What's Happening?
Super Micro's stock dropped by 33% after U.S. prosecutors charged three individuals, including the company's co-founder, with smuggling AI technology to China. The charges allege that the individuals rerouted U.S.-made servers through Taiwan to Southeast
Asia, where they were repackaged and smuggled into China. This scheme reportedly involved at least $2.5 billion worth of AI technology. Although Super Micro was not named as a defendant, the company has placed the implicated employees on leave and ended its relationship with the contractor involved.
Why It's Important?
The charges against Super Micro's associates highlight the ongoing tensions between the U.S. and China over technology and trade. The U.S. has imposed export controls to prevent its technology from bolstering China's military capabilities. This incident could lead to increased scrutiny and regulatory challenges for companies involved in the tech supply chain.

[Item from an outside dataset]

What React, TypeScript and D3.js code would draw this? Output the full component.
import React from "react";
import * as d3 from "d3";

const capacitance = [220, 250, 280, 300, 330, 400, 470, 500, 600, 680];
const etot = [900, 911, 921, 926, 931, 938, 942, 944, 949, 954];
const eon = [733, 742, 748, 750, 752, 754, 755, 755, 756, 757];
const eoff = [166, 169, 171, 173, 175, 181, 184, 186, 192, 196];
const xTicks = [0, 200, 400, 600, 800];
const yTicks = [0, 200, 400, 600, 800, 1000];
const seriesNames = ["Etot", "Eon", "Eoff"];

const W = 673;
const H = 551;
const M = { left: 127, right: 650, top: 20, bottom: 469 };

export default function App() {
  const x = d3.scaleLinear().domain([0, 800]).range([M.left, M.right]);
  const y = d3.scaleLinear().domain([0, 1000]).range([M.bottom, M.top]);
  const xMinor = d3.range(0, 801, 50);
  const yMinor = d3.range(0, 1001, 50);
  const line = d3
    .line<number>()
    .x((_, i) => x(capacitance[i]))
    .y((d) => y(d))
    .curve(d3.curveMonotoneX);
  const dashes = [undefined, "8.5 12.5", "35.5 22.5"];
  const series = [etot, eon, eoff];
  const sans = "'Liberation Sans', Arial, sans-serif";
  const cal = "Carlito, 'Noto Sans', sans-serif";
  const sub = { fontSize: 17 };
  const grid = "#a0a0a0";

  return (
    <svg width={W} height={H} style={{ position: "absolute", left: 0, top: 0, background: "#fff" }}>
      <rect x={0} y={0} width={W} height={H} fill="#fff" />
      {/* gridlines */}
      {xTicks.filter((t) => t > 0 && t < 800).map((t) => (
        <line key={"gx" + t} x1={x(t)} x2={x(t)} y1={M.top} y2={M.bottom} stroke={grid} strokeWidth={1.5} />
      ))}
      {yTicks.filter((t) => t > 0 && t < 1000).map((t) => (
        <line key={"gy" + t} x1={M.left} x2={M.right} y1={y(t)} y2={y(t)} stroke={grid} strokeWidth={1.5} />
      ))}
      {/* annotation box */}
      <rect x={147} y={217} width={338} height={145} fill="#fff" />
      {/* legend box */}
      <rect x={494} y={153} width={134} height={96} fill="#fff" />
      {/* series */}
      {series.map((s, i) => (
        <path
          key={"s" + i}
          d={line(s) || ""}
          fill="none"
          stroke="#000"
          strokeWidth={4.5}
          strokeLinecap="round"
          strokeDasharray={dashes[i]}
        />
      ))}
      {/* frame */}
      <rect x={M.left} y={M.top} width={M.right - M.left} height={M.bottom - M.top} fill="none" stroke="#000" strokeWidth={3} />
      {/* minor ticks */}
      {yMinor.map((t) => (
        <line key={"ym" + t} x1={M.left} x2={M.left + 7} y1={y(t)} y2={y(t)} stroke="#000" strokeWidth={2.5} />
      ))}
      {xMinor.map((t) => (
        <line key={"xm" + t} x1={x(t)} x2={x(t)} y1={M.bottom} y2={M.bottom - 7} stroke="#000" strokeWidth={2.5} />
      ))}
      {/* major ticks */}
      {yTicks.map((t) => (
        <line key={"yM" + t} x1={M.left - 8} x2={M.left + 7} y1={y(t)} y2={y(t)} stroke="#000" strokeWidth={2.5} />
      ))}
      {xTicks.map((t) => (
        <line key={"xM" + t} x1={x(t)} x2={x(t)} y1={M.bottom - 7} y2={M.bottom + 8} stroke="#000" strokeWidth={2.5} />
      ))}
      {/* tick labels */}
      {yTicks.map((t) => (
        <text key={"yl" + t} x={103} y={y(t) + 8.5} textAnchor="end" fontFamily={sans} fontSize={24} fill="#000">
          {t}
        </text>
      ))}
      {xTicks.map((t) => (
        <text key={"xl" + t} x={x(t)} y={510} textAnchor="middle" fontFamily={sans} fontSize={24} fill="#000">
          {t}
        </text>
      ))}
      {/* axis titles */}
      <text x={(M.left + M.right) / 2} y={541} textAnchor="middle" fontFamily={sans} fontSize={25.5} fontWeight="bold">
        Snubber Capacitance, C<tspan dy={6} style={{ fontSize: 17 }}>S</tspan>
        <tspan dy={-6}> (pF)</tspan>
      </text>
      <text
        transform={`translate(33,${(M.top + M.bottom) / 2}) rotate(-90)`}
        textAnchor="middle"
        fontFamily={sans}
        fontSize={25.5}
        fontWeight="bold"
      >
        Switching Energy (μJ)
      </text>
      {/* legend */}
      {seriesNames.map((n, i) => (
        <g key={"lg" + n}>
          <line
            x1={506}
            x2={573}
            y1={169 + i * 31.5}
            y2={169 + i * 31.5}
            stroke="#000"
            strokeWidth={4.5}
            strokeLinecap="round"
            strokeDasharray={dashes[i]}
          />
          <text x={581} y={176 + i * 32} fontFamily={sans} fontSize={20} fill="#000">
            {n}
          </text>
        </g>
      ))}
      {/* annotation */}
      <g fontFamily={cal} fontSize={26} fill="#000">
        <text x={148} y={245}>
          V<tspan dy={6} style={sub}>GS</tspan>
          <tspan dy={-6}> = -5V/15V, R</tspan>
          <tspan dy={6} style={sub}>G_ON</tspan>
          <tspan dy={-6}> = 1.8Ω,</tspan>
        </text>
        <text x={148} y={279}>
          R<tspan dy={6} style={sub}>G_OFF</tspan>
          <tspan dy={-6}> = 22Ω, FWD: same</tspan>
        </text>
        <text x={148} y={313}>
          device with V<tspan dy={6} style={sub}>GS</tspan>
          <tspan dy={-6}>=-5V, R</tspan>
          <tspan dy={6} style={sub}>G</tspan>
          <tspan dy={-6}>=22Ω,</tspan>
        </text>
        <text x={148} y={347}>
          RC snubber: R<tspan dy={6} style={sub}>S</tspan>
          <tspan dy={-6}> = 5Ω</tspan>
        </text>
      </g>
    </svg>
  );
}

The market reaction reflects investor concerns about potential reputational damage and financial risks for Super Micro, as well as the broader implications for the tech industry.
What's Next?
Super Micro may face further investigations and audits as authorities continue to scrutinize its operations. The company will need to address potential reputational damage and reassure customers and investors of its compliance with export regulations. Additionally, other tech companies may reevaluate their supply chain practices to avoid similar issues, potentially leading to shifts in industry dynamics and partnerships.